What I meant in response to what I thought Steven was talking about was
this.

 * With Steven's patch, the sending side needs to expect what it pushes
   to be rewritten.  If it starts with this history:

    ---o---o---o---Y---o---o---X

   where Y is what its remote tracking branch points at for the
   corresponding branch, three commits were built locally since the last
   fetch, and the sender pushes X.

 * Then the receiving end rewrites the history, making the history into
   this:

		     o'--o'--X'
                    /
    ---o---o---o---Y---o---o---X

 * Before the next fetch, the sending side can continue building on top
   of X, leading to this:

		     o'--o'--X'
                    /
    ---o---o---o---Y---o---o---X---o---Z

 * Similarly other people push into the same remote, get their commits
   rewritten and remote side's history becomes like this (but the
   original sender does not know about the upper history at all yet).

		     o'--o'--X'--o'--o'--W'
                    /
    ---o---o---o---Y---o---o---X---o---Z

 * Then the original sender fetches from the remote, now the tracking
   branch points at W' (it previously pointed at Y).  You would want to
   rebase your work since the last push on top of that tracking branch.

The rebase would be "rebase --onto W' X Z", so it is not strictly
necessary to keep the fact that X corresponds to X', but somehow I
thought it was necessary, and Steven's message was hinting about that:

  > If we want that status in principle, I'd argue that sending down the
  > updated commit SHA1 is actually the right way to indicate it, because
  > it gives the client all the information it needs to make an
  > intelligent choice about what to do next. If you don't transmit the
  > modified SHA1, the client will have to do another fetch to find out
  > what rewriting was done by the server, and if another push happened in
  > the meantime, the client will have to basically guess about which
  > commits correspond to the ones it pushed.

(notice the last part).

So if we want to transmit minimum amount of information, we can just
send a bit ("the ref was rewritten") back to send-pack without telling
it what X' is (but it would not hurt to send it back either).  With that
one bit of information, send-pack can refrain from updating tracking ref
from Y to X.

In the above scenario I illustrated, it turns out that getting
correspondence between X and X' is not strictly necessary to perform a
rebase later, but maybe there is some other scenario that keeping track
of that information would be helpful.  In such a case, a hook on the
send-pack end (which currently we do not have) can be called with X and
X' as parameters (and perhaps the name of the ref and the corresponding
tracking ref) to do whatever it wants to do with that information.

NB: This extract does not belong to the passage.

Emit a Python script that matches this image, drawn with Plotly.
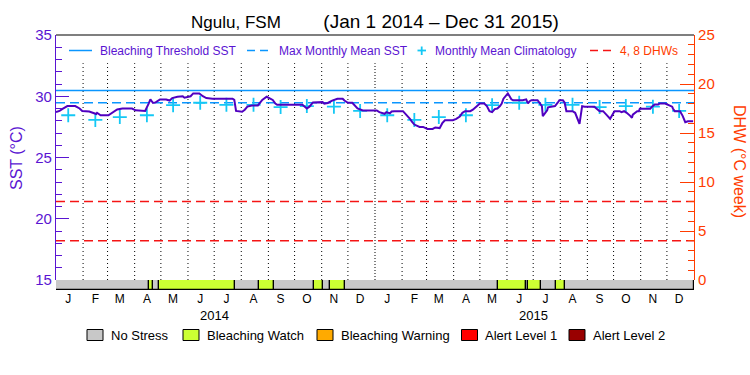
import plotly.graph_objects as go
import pandas as pd

# ---------------- data ----------------
sst_dates = [
    "2014-01-01", "2014-01-05", "2014-01-08", "2014-01-14", "2014-01-23", "2014-01-28", "2014-01-31",
    "2014-02-08", "2014-02-12", "2014-02-16", "2014-02-17", "2014-02-21",
    "2014-03-02", "2014-03-06", "2014-03-12", "2014-03-18", "2014-03-29",
    "2014-04-02", "2014-04-11", "2014-04-13", "2014-04-17", "2014-04-19", "2014-04-22", "2014-04-25", "2014-04-30",
    "2014-05-07", "2014-05-11", "2014-05-14", "2014-05-20", "2014-05-26", "2014-05-28",
    "2014-06-04", "2014-06-07", "2014-06-14", "2014-06-18", "2014-06-22", "2014-06-29",
    "2014-07-22", "2014-07-24", "2014-07-26",
    "2014-08-02", "2014-08-05", "2014-08-08", "2014-08-13", "2014-08-20", "2014-08-22", "2014-08-25", "2014-08-30",
    "2014-09-02", "2014-09-06", "2014-09-09", "2014-09-11",
    "2014-10-10", "2014-10-15", "2014-10-18", "2014-10-22",
    "2014-11-02", "2014-11-04", "2014-11-08", "2014-11-13", "2014-11-19", "2014-11-25", "2014-11-27",
    "2014-12-01", "2014-12-06", "2014-12-09", "2014-12-12", "2014-12-18",
    "2015-01-03", "2015-01-06", "2015-01-10", "2015-01-12", "2015-01-14", "2015-01-18", "2015-01-20", "2015-01-23",
    "2015-02-02", "2015-02-06", "2015-02-10", "2015-02-12", "2015-02-15", "2015-02-21", "2015-02-25",
    "2015-03-02", "2015-03-08", "2015-03-11", "2015-03-16", "2015-03-19", "2015-03-22", "2015-03-31",
    "2015-04-04", "2015-04-08", "2015-04-10", "2015-04-11", "2015-04-14", "2015-04-20", "2015-04-23", "2015-04-27",
    "2015-05-01", "2015-05-06", "2015-05-09", "2015-05-12", "2015-05-15", "2015-05-18", "2015-05-21", "2015-05-24",
    "2015-05-26", "2015-05-28", "2015-05-31",
    "2015-06-02", "2015-06-04", "2015-06-06", "2015-06-08", "2015-06-19", "2015-06-23", "2015-06-25", "2015-06-27",
    "2015-06-29",
    "2015-07-06", "2015-07-09", "2015-07-11", "2015-07-12", "2015-07-17", "2015-07-18", "2015-07-23", "2015-07-26",
    "2015-07-29", "2015-07-31",
    "2015-08-04", "2015-08-06", "2015-08-08", "2015-08-15", "2015-08-18", "2015-08-20", "2015-08-21", "2015-08-23",
    "2015-08-26", "2015-08-29",
    "2015-09-09", "2015-09-12", "2015-09-15", "2015-09-19", "2015-09-21", "2015-09-24", "2015-09-27", "2015-09-29",
    "2015-10-02", "2015-10-08", "2015-10-10", "2015-10-13", "2015-10-16", "2015-10-20", "2015-10-22", "2015-10-23",
    "2015-10-28", "2015-10-30", "2015-10-31",
    "2015-11-09", "2015-11-12", "2015-11-14", "2015-11-17", "2015-11-21", "2015-11-23", "2015-11-29",
    "2015-12-02", "2015-12-07", "2015-12-08", "2015-12-10", "2015-12-16", "2015-12-19", "2015-12-22", "2015-12-25",
    "2015-12-31",
]
sst_values = [
    28.70, 28.80, 28.95, 29.20, 29.20, 29.00, 28.80,
    28.75, 28.65, 28.55, 28.65, 28.45,
    28.45, 28.65, 28.92, 29.00, 29.00,
    28.85, 28.84, 28.80, 29.40, 29.74, 29.45, 29.50, 29.74,
    29.74, 29.65, 29.85, 29.95, 30.00, 29.88,
    30.00, 30.23, 30.23, 30.00, 29.85, 29.80,
    29.80, 29.70, 28.80,
    28.73, 28.90, 29.15, 29.25, 29.25, 29.45, 29.70, 29.96,
    29.85, 29.70, 29.40, 29.30,
    29.30, 29.00, 29.15, 29.50,
    29.52, 29.40, 29.45, 29.65, 29.80, 29.80, 29.65,
    29.47, 29.47, 29.25, 29.00, 28.84,
    28.84, 28.70, 28.57, 28.57, 28.70, 28.60, 28.75, 28.78,
    28.78, 28.50, 28.16, 27.95, 27.69, 27.50, 27.50,
    27.33, 27.33, 27.45, 27.40, 27.80, 28.04, 28.04,
    28.15, 28.35, 28.55, 28.65, 28.78, 28.78, 28.90, 29.15,
    29.41, 29.41, 29.20, 28.78, 28.70, 28.95, 29.00, 29.20,
    29.40, 29.80, 30.07,
    30.23, 30.00, 29.75, 29.68, 29.68, 29.75, 29.41, 29.60,
    29.68,
    29.68, 29.41, 29.20, 28.37, 28.85, 29.10, 29.20, 29.20,
    29.47, 29.68,
    29.68, 29.47, 28.78, 28.78, 28.65, 28.25, 28.00, 27.75,
    29.19, 29.14,
    29.14, 28.98, 28.78, 28.78, 28.65, 28.40, 28.16, 28.40,
    28.78, 28.78, 28.70, 28.78, 28.65, 28.40, 28.24, 28.50,
    28.78, 28.78, 28.98,
    28.98, 28.98, 29.15, 29.33, 29.33, 29.41, 29.41,
    29.33, 29.15, 28.98, 28.78, 28.78, 28.40, 27.88, 27.96,
    27.96,
]

clim_dates = [
    "2014-01-15", "2014-02-15", "2014-03-15", "2014-04-15", "2014-05-15", "2014-06-15",
    "2014-07-15", "2014-08-15", "2014-09-15", "2014-10-15", "2014-11-15", "2014-12-15",
    "2015-01-15", "2015-02-15", "2015-03-15", "2015-04-15", "2015-05-15", "2015-06-15",
    "2015-07-15", "2015-08-15", "2015-09-15", "2015-10-15", "2015-11-15", "2015-12-15",
]
clim_values = [
    28.45, 28.07, 28.30, 28.45, 29.27, 29.47, 29.30, 29.30, 29.12, 29.20, 29.15, 28.80,
    28.45, 28.07, 28.30, 28.45, 29.27, 29.47, 29.30, 29.30, 29.12, 29.20, 29.15, 28.80,
]

mmm_sst = 29.47
bleaching_threshold_sst = 30.47
dhw_levels = [4, 8]

status_start = ["2014-01-01", "2014-04-17", "2014-04-22", "2014-04-29", "2014-07-25", "2014-08-21",
                "2014-09-08", "2014-10-23", "2014-11-03", "2014-11-11", "2014-11-28", "2015-05-22",
                "2015-06-23", "2015-06-25", "2015-07-10", "2015-07-27", "2015-08-06"]
status_end = ["2014-04-17", "2014-04-22", "2014-04-29", "2014-07-25", "2014-08-21", "2014-09-08",
              "2014-10-23", "2014-11-03", "2014-11-11", "2014-11-28", "2015-05-22", "2015-06-23",
              "2015-06-25", "2015-07-10", "2015-07-27", "2015-08-06", "2016-01-01"]
status_level = ["No Stress", "Bleaching Watch", "No Stress", "Bleaching Watch", "No Stress", "Bleaching Watch",
                "No Stress", "Bleaching Watch", "No Stress", "Bleaching Watch", "No Stress", "Bleaching Watch",
                "No Stress", "Bleaching Watch", "No Stress", "Bleaching Watch", "No Stress"]

status_names = ["No Stress", "Bleaching Watch", "Bleaching Warning", "Alert Level 1", "Alert Level 2"]
status_colors = ["#C8C8C8", "#CCFF33", "#FFAA00", "#FF0000", "#990000"]

month_tick_dates = clim_dates
month_tick_labels = ["J", "F", "M", "A", "M", "J", "J", "A", "S", "O", "N", "D"] * 2
year_label_dates = ["2014-07-01", "2015-07-01"]
year_labels = ["2014", "2015"]

x_range = ["2014-01-01", "2016-01-01"]

# ---------------- styles ----------------
FONT = "Liberation Sans, Arial, sans-serif"
PURPLE = "#5A14D2"
LINE_PURPLE = "#5000C0"
ORANGE = "#FF3C00"
BLUE = "#0A96FF"
CYAN = "#14C8F5"
RED = "#F51414"

W, H = 750, 375
L, R, T, B = 56, 56, 35, 85
PW, PH = W - L - R, H - T - B
BAR_PX = 10
bar_frac = BAR_PX / PH


def px(xp):
    return (xp - L) / PW


def py(yp):
    return (H - B - yp) / PH


fig = go.Figure()

# status bar (bottom strip)
color_map = dict(zip(status_names, status_colors))
s0 = pd.to_datetime(status_start)
s1 = pd.to_datetime(status_end)
widths = [(b - a).total_seconds() * 1000 for a, b in zip(s0, s1)]
fig.add_trace(go.Bar(
    x=s0, y=[1] * len(s0), base=0, width=widths, offset=0,
    marker=dict(color=[color_map[s] for s in status_level], line=dict(color="black", width=1.2)),
    xaxis="x", yaxis="y3", hoverinfo="skip",
))

# threshold & MMM lines
fig.add_trace(go.Scatter(x=x_range, y=[bleaching_threshold_sst] * 2, mode="lines",
                         line=dict(color=BLUE, width=1.5), xaxis="x", yaxis="y"))
fig.add_trace(go.Scatter(x=x_range, y=[mmm_sst] * 2, mode="lines",
                         line=dict(color=BLUE, width=1.5, dash="9px,5px"), xaxis="x", yaxis="y"))

# DHW reference lines
for lvl in dhw_levels:
    fig.add_trace(go.Scatter(x=x_range, y=[lvl, lvl], mode="lines",
                             line=dict(color=RED, width=1.5, dash="9px,5px"), xaxis="x", yaxis="y2"))

# climatology crosses
fig.add_trace(go.Scatter(x=clim_dates, y=clim_values, mode="markers",
                         marker=dict(symbol="cross-thin", size=10, line=dict(color=CYAN, width=1.8)),
                         xaxis="x", yaxis="y"))

# SST line
fig.add_trace(go.Scatter(x=sst_dates, y=sst_values, mode="lines",
                         line=dict(color=LINE_PURPLE, width=2), xaxis="x", yaxis="y"))

# month gridlines (dotted)
shapes = []
month_starts = pd.date_range("2014-02-01", "2015-12-01", freq="MS")
for d in month_starts:
    dash = "1px,2px" if (d.month == 1) else "1px,3px"
    shapes.append(dict(type="line", xref="x", yref="y", x0=d, x1=d, y0=15, y1=32.7,
                       line=dict(color="black", width=1, dash=dash), layer="below"))

# top frame line
shapes.append(dict(type="line", xref="paper", yref="paper", x0=0, x1=1, y0=1, y1=1,
                   line=dict(color="black", width=1.2)))

# top legend samples
ly = py(50.5)
shapes.append(dict(type="line", xref="paper", yref="paper", x0=px(69), x1=px(92), y0=ly, y1=ly,
                   line=dict(color=BLUE, width=1.5)))
shapes.append(dict(type="line", xref="paper", yref="paper", x0=px(247), x1=px(272), y0=ly, y1=ly,
                   line=dict(color=BLUE, width=1.5, dash="8px,5px")))
shapes.append(dict(type="line", xref="paper", yref="paper", x0=px(417.5), x1=px(426), y0=ly, y1=ly,
                   line=dict(color=CYAN, width=1.8)))
shapes.append(dict(type="line", xref="paper", yref="paper", x0=px(421.7), x1=px(421.7), y0=py(46.5), y1=py(55),
                   line=dict(color=CYAN, width=1.8)))
shapes.append(dict(type="line", xref="paper", yref="paper", x0=px(590), x1=px(612), y0=ly, y1=ly,
                   line=dict(color=RED, width=1.5, dash="8px,5px")))

annotations = []
for txt, xl, col in [("Bleaching Threshold SST", 98, PURPLE), ("Max Monthly Mean SST", 277, PURPLE),
                     ("Monthly Mean Climatology", 433, PURPLE), ("4, 8 DHWs", 618, ORANGE)]:
    annotations.append(dict(text=txt, x=px(xl), y=ly, xref="paper", yref="paper", xanchor="left",
                            yanchor="middle", showarrow=False, font=dict(family=FONT, size=12, color=col)))

# bottom status legend
box_x = [87, 183, 317, 461.5, 569]
for name, col, bx in zip(status_names, status_colors, box_x):
    shapes.append(dict(type="rect", xref="paper", yref="paper", x0=px(bx), x1=px(bx + 16),
                       y0=py(340.5), y1=py(329.5), fillcolor=col, line=dict(color="black", width=1)))
    annotations.append(dict(text=name, x=px(bx + 21.5), y=py(335), xref="paper", yref="paper",
                            xanchor="left", yanchor="middle", showarrow=False,
                            font=dict(family=FONT, size=13, color="black")))

# year labels
for d, t in zip(year_label_dates, year_labels):
    annotations.append(dict(text=t, x=d, y=py(315), xref="x", yref="paper", xanchor="center",
                            yanchor="middle", showarrow=False, font=dict(family=FONT, size=13, color="black")))

# axis titles
annotations.append(dict(text="SST (°C)", x=px(16), y=py(158), xref="paper", yref="paper", textangle=-90,
                        showarrow=False, xanchor="center", yanchor="middle",
                        font=dict(family=FONT, size=16, color=PURPLE)))
annotations.append(dict(text="DHW (°C week)", x=px(740), y=py(161), xref="paper", yref="paper", textangle=90,
                        showarrow=False, xanchor="center", yanchor="middle",
                        font=dict(family=FONT, size=16, color=ORANGE)))

title_text = ("Ngulu, FSM" + "\u00a0" * 9 +
              "<span style='font-size:19px'>(Jan 1 2014 \u2013 Dec 31 2015)</span>")

fig.update_layout(
    width=W, height=H,
    margin=dict(l=L, r=R, t=T, b=B, pad=0),
    paper_bgcolor="white", plot_bgcolor="white",
    showlegend=False,
    font=dict(family=FONT, color="black"),
    title=dict(text=title_text,
               x=0.5, xanchor="center", y=1 - 22 / H, yanchor="middle", yref="container",
               font=dict(family=FONT, size=17, color="black")),
    bargap=0,
    xaxis=dict(
        type="date", range=x_range, anchor="y3", domain=[0, 1],
        tickmode="array", tickvals=month_tick_dates, ticktext=month_tick_labels,
        ticks="", showgrid=False, zeroline=False, showline=False,
        tickfont=dict(family=FONT, size=12, color="black"),
    ),
    yaxis=dict(
        domain=[bar_frac, 1], range=[15, 35], anchor="x",
        tickmode="linear", tick0=15, dtick=5,
        ticks="inside", ticklen=13, tickwidth=1, tickcolor=PURPLE,
        minor=dict(dtick=1, ticks="inside", ticklen=6, tickwidth=1, tickcolor=PURPLE),
        showline=True, linecolor=PURPLE, linewidth=1.2,
        showgrid=False, zeroline=False,
        tickfont=dict(family=FONT, size=15, color=PURPLE),
    ),
    yaxis2=dict(
        overlaying="y", side="right", range=[0, 25], anchor="x",
        tickmode="linear", tick0=0, dtick=5,
        ticks="inside", ticklen=14, tickwidth=1, tickcolor=ORANGE,
        minor=dict(dtick=1, ticks="inside", ticklen=6, tickwidth=1, tickcolor=ORANGE),
        showline=True, linecolor=ORANGE, linewidth=1.2,
        showgrid=False, zeroline=False,
        tickfont=dict(family=FONT, size=15, color=ORANGE),
    ),
    yaxis3=dict(domain=[0, bar_frac], range=[0, 1], anchor="x", visible=False, fixedrange=True),
    shapes=shapes,
    annotations=annotations,
)

fig.write_html("out.html", config={"displayModeBar": False},
               post_script="document.body.style.margin='0';")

Even if we do not send X' back but just one bit, having that hook would
probably be needed so that sender can record "I've pushed up to X" and
perhaps "now I cannot push out Z until I rebase" after receiving "push
was accepted but rewritten" bit.

This is all handwaving --- I suspect for this to really work, send-pack
might need a pre-send-pack hook that pays attention to such "now I
cannot push out Z until I rebase" information the previous round of push
may have left and declines to push.  Of course, the receiving end would
would probably refuse such a push because it is not a fast-forward.